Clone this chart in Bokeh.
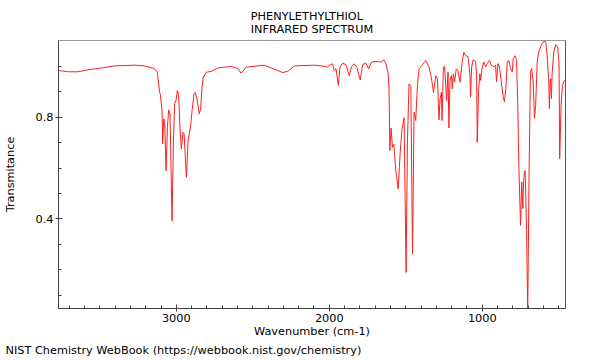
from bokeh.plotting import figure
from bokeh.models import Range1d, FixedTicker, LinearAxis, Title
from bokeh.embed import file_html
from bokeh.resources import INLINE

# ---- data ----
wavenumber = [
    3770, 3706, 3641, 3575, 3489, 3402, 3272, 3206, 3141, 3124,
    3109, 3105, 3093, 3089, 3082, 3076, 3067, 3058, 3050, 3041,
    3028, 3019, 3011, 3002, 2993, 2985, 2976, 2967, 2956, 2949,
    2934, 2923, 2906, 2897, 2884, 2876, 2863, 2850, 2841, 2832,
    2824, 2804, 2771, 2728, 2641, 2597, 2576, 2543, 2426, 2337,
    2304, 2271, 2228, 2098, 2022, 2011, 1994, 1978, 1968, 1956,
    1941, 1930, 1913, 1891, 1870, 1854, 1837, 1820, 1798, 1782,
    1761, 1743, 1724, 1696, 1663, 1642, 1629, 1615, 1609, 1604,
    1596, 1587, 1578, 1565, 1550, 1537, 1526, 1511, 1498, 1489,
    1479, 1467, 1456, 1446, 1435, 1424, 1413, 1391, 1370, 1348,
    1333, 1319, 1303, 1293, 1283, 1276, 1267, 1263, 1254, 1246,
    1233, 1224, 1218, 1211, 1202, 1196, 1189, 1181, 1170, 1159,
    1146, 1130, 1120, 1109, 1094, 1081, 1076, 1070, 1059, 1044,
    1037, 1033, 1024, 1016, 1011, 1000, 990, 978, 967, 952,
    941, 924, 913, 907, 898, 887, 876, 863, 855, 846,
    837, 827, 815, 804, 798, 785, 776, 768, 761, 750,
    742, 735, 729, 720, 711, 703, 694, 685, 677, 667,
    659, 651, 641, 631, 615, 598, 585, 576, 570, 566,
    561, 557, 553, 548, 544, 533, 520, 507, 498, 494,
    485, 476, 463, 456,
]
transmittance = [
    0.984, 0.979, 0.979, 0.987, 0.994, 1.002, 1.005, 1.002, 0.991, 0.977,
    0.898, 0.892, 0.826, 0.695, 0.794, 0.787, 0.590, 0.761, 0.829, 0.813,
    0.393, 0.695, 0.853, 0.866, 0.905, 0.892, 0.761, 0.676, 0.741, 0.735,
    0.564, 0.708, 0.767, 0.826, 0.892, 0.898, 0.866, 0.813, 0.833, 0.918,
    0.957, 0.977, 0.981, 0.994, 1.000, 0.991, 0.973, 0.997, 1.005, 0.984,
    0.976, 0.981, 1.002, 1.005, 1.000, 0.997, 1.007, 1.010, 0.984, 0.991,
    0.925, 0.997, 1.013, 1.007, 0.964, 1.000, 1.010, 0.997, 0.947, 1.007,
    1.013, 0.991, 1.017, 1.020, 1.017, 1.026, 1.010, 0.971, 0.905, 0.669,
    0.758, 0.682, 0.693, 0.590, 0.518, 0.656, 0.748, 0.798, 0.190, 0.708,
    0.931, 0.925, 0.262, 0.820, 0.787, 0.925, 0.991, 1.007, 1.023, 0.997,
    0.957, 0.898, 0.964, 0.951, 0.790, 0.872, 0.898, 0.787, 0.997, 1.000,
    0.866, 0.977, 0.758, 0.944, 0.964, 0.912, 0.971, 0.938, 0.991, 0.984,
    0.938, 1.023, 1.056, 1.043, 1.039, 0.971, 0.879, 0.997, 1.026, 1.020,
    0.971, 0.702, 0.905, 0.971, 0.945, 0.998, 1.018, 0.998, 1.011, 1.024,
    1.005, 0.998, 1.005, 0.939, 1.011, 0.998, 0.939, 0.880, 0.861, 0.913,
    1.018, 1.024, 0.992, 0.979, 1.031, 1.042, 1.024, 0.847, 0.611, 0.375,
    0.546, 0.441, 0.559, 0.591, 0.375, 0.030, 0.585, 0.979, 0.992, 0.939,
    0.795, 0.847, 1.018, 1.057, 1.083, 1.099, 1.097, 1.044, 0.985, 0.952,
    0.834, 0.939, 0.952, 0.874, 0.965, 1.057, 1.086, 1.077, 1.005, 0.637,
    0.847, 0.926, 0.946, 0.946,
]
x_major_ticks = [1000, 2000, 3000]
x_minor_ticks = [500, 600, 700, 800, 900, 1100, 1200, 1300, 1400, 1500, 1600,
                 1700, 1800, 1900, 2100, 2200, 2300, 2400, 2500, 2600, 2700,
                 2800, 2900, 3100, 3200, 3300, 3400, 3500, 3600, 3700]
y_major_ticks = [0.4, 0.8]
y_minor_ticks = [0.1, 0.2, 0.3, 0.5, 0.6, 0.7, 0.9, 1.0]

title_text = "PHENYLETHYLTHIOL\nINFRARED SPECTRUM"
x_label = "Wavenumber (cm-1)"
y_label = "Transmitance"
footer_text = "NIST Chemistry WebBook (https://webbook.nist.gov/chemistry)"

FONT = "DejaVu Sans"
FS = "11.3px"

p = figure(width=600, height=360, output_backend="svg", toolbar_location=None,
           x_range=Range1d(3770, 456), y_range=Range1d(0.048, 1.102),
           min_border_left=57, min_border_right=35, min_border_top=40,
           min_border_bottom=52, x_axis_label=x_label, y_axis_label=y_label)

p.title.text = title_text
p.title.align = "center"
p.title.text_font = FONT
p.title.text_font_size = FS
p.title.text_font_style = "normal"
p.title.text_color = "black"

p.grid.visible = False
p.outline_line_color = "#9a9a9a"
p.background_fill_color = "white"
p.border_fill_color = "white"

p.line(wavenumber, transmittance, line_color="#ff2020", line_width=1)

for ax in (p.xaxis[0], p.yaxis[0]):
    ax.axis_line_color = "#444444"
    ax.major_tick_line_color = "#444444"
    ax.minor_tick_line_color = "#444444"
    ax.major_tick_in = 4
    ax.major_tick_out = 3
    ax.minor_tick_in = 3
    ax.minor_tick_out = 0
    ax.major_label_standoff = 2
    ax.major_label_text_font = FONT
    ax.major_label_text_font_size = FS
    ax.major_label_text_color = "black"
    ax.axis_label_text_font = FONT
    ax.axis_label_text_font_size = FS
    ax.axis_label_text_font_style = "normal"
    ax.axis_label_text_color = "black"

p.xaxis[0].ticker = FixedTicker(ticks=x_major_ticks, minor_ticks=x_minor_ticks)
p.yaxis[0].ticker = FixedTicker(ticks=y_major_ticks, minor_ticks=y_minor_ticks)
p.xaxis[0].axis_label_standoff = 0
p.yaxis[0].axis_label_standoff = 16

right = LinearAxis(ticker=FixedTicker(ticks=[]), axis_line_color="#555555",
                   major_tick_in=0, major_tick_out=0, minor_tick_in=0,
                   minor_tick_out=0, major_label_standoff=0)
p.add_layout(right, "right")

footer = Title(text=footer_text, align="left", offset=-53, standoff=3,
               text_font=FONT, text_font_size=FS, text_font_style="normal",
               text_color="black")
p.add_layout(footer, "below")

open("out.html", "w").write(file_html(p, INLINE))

> _Job_: Set down again, exactly, the lines of the material above from its first line to the one with "from bokeh.resources import INLINE", inclusive. Leave the pictures out.

> _Solution for this problem_:
Clone this chart in Bokeh.
from bokeh.plotting import figure
from bokeh.models import Range1d, FixedTicker, LinearAxis, Title
from bokeh.embed import file_html
from bokeh.resources import INLINE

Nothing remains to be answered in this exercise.